-- Start Data segment --
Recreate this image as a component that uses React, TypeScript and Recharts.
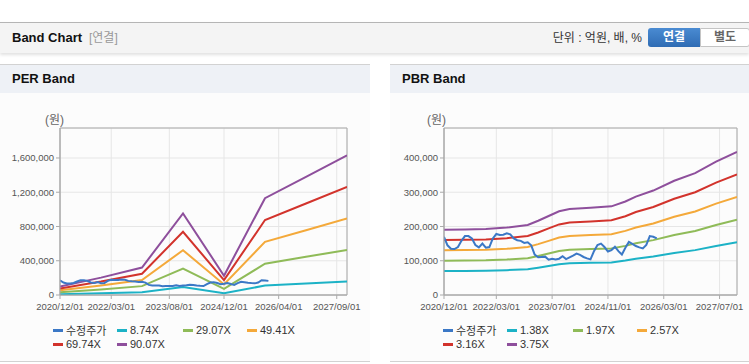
import React from 'react';
import {
  LineChart,
  Line,
  XAxis,
  YAxis,
  CartesianGrid,
  ReferenceArea,
} from 'recharts';

// x = months since 2020/12
const priceValues = [
  170000, 145000, 135000, 134000, 140000, 158000, 172000, 172000, 165000, 146000,
  139000, 150000, 138000, 140000, 165000, 178000, 175000, 176000, 180000, 177000,
  165000, 160000, 158000, 152000, 154000, 145000, 118000, 110000, 111000, 112000,
  103000, 106000, 104000, 106000, 113000, 105000, 110000, 115000, 121000, 117000,
  111000, 107000, 104000, 128000, 146000, 150000, 140000, 127000, 131000, 141000,
  128000, 118000, 138000, 155000, 149000, 143000, 139000, 136000, 146000, 172000,
  170000, 165000,
];

const perMonths = [0, 12, 24, 36, 48, 60, 72, 84];
const per874 = [9600, 19700, 31100, 92500, 21900, 109700, 133900, 158300];
const per2907 = [32000, 65400, 103500, 307600, 72700, 364800, 445400, 526500];
const per4941 = [54400, 111200, 175900, 522800, 123500, 620100, 757000, 894800];
const per6974 = [76700, 156900, 248300, 737800, 174400, 875200, 1068400, 1263000];
const per9007 = [99100, 202700, 320600, 952900, 225200, 1130400, 1379900, 1631200];

const pbrMonths = [0, 6, 12, 18, 24, 27, 30, 33, 36, 42, 48, 52, 55, 60, 66, 72, 78, 84];
const pbr138 = [70100, 70400, 70800, 72500, 75200, 79800, 84900, 90000, 92500, 93800, 95200, 100500, 105700, 112200, 122700, 131000, 143200, 153700];
const pbr197 = [100100, 100500, 101100, 103400, 107400, 113900, 121200, 128400, 132000, 134000, 135900, 143400, 150900, 160200, 175100, 187000, 204500, 219500];
const pbr257 = [130600, 131100, 131800, 134900, 140100, 148500, 158100, 167600, 172200, 174800, 177300, 187100, 196900, 208900, 228500, 243900, 266800, 286300];
const pbr316 = [160500, 161200, 162100, 165900, 172200, 182600, 194300, 206000, 211700, 214900, 218000, 230000, 242100, 256900, 280900, 299900, 328000, 352000];
const pbr375 = [190500, 191300, 192400, 196900, 204400, 216800, 230600, 244500, 251300, 255000, 258800, 273000, 287300, 304900, 333400, 355900, 389300, 417800];

const perTickMonths = [0, 15, 32, 48, 64, 81];
const perTickLabels = ['2020/12/01', '2022/03/01', '2023/08/01', '2024/12/01', '2026/04/01', '2027/09/01'];
const pbrTickMonths = [0, 15, 31, 47, 63, 79];
const pbrTickLabels = ['2020/12/01', '2022/03/01', '2023/07/01', '2024/11/01', '2026/03/01', '2027/07/01'];

const perYTicks = [0, 400000, 800000, 1200000, 1600000];
const pbrYTicks = [0, 100000, 200000, 300000, 400000];

const perNames = ['수정주가', '8.74X', '29.07X', '49.41X', '69.74X', '90.07X'];
const pbrNames = ['수정주가', '1.38X', '1.97X', '2.57X', '3.16X', '3.75X'];
const COLORS = ['#3b78c6', '#1cb2c6', '#8fbb58', '#f4a93a', '#d2332c', '#8e4f9c'];

const FONT = "'Liberation Sans', 'Noto Sans CJK KR', Arial, sans-serif";

const toPoints = (months: number[], values: number[]) =>
  values.map((v, i) => ({ m: months[i], v }));

const priceMonths = priceValues.map((_, i) => i);

function BandChart({
  bands,
  bandMonths,
  names,
  tickMonths,
  tickLabels,
  yTicks,
  yMax,
  width,
  margin,
  yWidth,
}: {
  bands: number[][];
  bandMonths: number[];
  names: string[];
  tickMonths: number[];
  tickLabels: string[];
  yTicks: number[];
  yMax: number;
  width: number;
  margin: { top: number; right: number; bottom: number; left: number };
  yWidth: number;
}) {
  return (
    <LineChart width={width} height={220} margin={margin}>
      <CartesianGrid stroke="#e6e6e6" />
      <XAxis
        type="number"
        dataKey="m"
        domain={[0, 84]}
        ticks={tickMonths}
        interval={0}
        tickFormatter={(m: number) => tickLabels[tickMonths.indexOf(m)] ?? ''}
        tick={{ fontSize: 9.5, fill: '#555', fontFamily: FONT }}
        tickSize={4}
        tickMargin={4}
        axisLine={{ stroke: '#aaa' }}
        tickLine={{ stroke: '#aaa' }}
        height={20}
        allowDataOverflow
      />
      <YAxis
        type="number"
        domain={[0, yMax]}
        ticks={yTicks}
        interval={0}
        tickFormatter={(v: number) => v.toLocaleString('en-US')}
        tick={{ fontSize: 9.5, fill: '#555', fontFamily: FONT }}
        tickSize={4}
        axisLine={{ stroke: '#aaa' }}
        tickLine={{ stroke: '#aaa' }}
        width={yWidth}
        allowDataOverflow
      />
      <ReferenceArea x1={0} x2={84} y1={0} y2={yMax} fill="none" fillOpacity={0} stroke="#aaa" />
      {bands.map((vals, i) => (
        <Line
          key={names[i + 1]}
          data={toPoints(bandMonths, vals)}
          dataKey="v"
          type="linear"
          stroke={COLORS[i + 1]}
          strokeWidth={2}
          dot={false}
          isAnimationActive={false}
        />
      ))}
      <Line
        data={toPoints(priceMonths, priceValues)}
        dataKey="v"
        type="linear"
        stroke={COLORS[0]}
        strokeWidth={2}
        dot={false}
        isAnimationActive={false}
      />
    </LineChart>
  );
}

function LegendBox({ names }: { names: string[] }) {
  const cols = [53, 117, 183, 247];
  return (
    <>
      {names.map((n, i) => (
        <div
          key={n}
          style={{
            position: 'absolute',
            left: cols[i % 4],
            top: i < 4 ? 323 : 337,
            height: 14,
            display: 'flex',
            alignItems: 'center',
            fontSize: 11,
            color: '#333',
            whiteSpace: 'nowrap',
          }}
        >
          <span style={{ display: 'inline-block', width: 10, height: 3, background: COLORS[i], marginRight: 3 }} />
          {n}
        </div>
      ))}
    </>
  );
}

function Panel({ left, width, title, children }: { left: number; width: number; title: string; children: React.ReactNode }) {
  return (
    <div style={{ position: 'absolute', left, top: 64, width, height: 298 }}>
      <div style={{ position: 'absolute', left: 0, top: 0, width, height: 1, background: '#d2d2d2' }} />
      <div
        style={{
          position: 'absolute',
          left: 0,
          top: 1,
          width,
          height: 28,
          background: '#eef1f6',
          lineHeight: '28px',
          fontWeight: 'bold',
          fontSize: 13,
          color: '#111',
          paddingLeft: 12,
          boxSizing: 'border-box',
        }}
      >
        {title}
      </div>
      <div style={{ position: 'absolute', left: 0, top: 29, width, height: 268, background: '#fcfcfc' }} />
      <div style={{ position: 'absolute', left: 0, top: 297, width, height: 1, background: '#d2d2d2' }} />
      {children}
    </div>
  );
}

export default function App() {
  return (
    <div style={{ position: 'absolute', left: 0, top: 0, width: 749, height: 364, background: '#fff', fontFamily: FONT, overflow: 'hidden' }}>
      {/* header bar */}
      <div
        style={{
          position: 'absolute',
          left: 0,
          top: 22,
          width: 749,
          height: 30,
          background: '#f4f4f4',
          borderTop: '1px solid #b5b5b5',
          boxShadow: '0 2px 3px rgba(0,0,0,0.12)',
        }}
      >
        <span style={{ position: 'absolute', left: 12, top: 0, lineHeight: '30px', fontSize: 13, fontWeight: 'bold', color: '#111' }}>
          Band Chart
        </span>
        <span style={{ position: 'absolute', left: 89, top: 0, lineHeight: '30px', fontSize: 12, color: '#999' }}>[연결]</span>
        <span style={{ position: 'absolute', left: 530, width: 112, top: 0, lineHeight: '30px', fontSize: 12, color: '#333', textAlign: 'right' }}>
          단위 : 억원, 배, %
        </span>
        <div
          style={{
            position: 'absolute',
            left: 648,
            top: 5,
            width: 52,
            height: 19,
            background: 'linear-gradient(#4a8bd2, #2f6cb4)',
            borderRadius: '3px 0 0 3px',
            color: '#fff',
            fontWeight: 'bold',
            fontSize: 12,
            lineHeight: '19px',
            textAlign: 'center',
          }}
        >
          연결
        </div>
        <div
          style={{
            position: 'absolute',
            left: 700,
            top: 5,
            width: 48,
            height: 17,
            background: '#fff',
            border: '1px solid #c4c4c4',
            borderRadius: '0 3px 3px 0',
            color: '#666',
            fontWeight: 'bold',
            fontSize: 12,
            lineHeight: '17px',
            textAlign: 'center',
          }}
        >
          별도
        </div>
      </div>

      <Panel left={0} width={370} title="PER Band">
        <div style={{ position: 'absolute', left: 45, top: 46, fontSize: 12, color: '#666' }}>(원)</div>
        <div style={{ position: 'absolute', left: 0, top: 36 }}>
          <BandChart
            bands={[per874, per2907, per4941, per6974, per9007]}
            bandMonths={perMonths}
            names={perNames}
            tickMonths={perTickMonths}
            tickLabels={perTickLabels}
            yTicks={perYTicks}
            yMax={1950000}
            width={370}
            margin={{ top: 28, right: 23, bottom: 5, left: 5 }}
            yWidth={55}
          />
        </div>
        <div style={{ position: 'absolute', left: 0, top: -64 }}>
          <LegendBox names={perNames} />
        </div>
      </Panel>

      <Panel left={390} width={359} title="PBR Band">
        <div style={{ position: 'absolute', left: 37, top: 46, fontSize: 12, color: '#666' }}>(원)</div>
        <div style={{ position: 'absolute', left: 0, top: 36 }}>
          <BandChart
            bands={[pbr138, pbr197, pbr257, pbr316, pbr375]}
            bandMonths={pbrMonths}
            names={pbrNames}
            tickMonths={pbrTickMonths}
            tickLabels={pbrTickLabels}
            yTicks={pbrYTicks}
            yMax={487500}
            width={359}
            margin={{ top: 28, right: 12, bottom: 5, left: 4 }}
            yWidth={50}
          />
        </div>
        <div style={{ position: 'absolute', left: 0, top: -64 }}>
          <LegendBox names={pbrNames} />
        </div>
      </Panel>
    </div>
  );
}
-- End Data segment --
(Description of the task): Set down again, exactly, the lines of the material above from its first line to the one with "1130400, 1379900, 1631200];", inclusive. Leave the pictures out.

(Written response):
Recreate this image as a component that uses React, TypeScript and Recharts.
import React from 'react';
import {
  LineChart,
  Line,
  XAxis,
  YAxis,
  CartesianGrid,
  ReferenceArea,
} from 'recharts';

// x = months since 2020/12
const priceValues = [
  170000, 145000, 135000, 134000, 140000, 158000, 172000, 172000, 165000, 146000,
  139000, 150000, 138000, 140000, 165000, 178000, 175000, 176000, 180000, 177000,
  165000, 160000, 158000, 152000, 154000, 145000, 118000, 110000, 111000, 112000,
  103000, 106000, 104000, 106000, 113000, 105000, 110000, 115000, 121000, 117000,
  111000, 107000, 104000, 128000, 146000, 150000, 140000, 127000, 131000, 141000,
  128000, 118000, 138000, 155000, 149000, 143000, 139000, 136000, 146000, 172000,
  170000, 165000,
];

const perMonths = [0, 12, 24, 36, 48, 60, 72, 84];
const per874 = [9600, 19700, 31100, 92500, 21900, 109700, 133900, 158300];
const per2907 = [32000, 65400, 103500, 307600, 72700, 364800, 445400, 526500];
const per4941 = [54400, 111200, 175900, 522800, 123500, 620100, 757000, 894800];
const per6974 = [76700, 156900, 248300, 737800, 174400, 875200, 1068400, 1263000];
const per9007 = [99100, 202700, 320600, 952900, 225200, 1130400, 1379900, 1631200];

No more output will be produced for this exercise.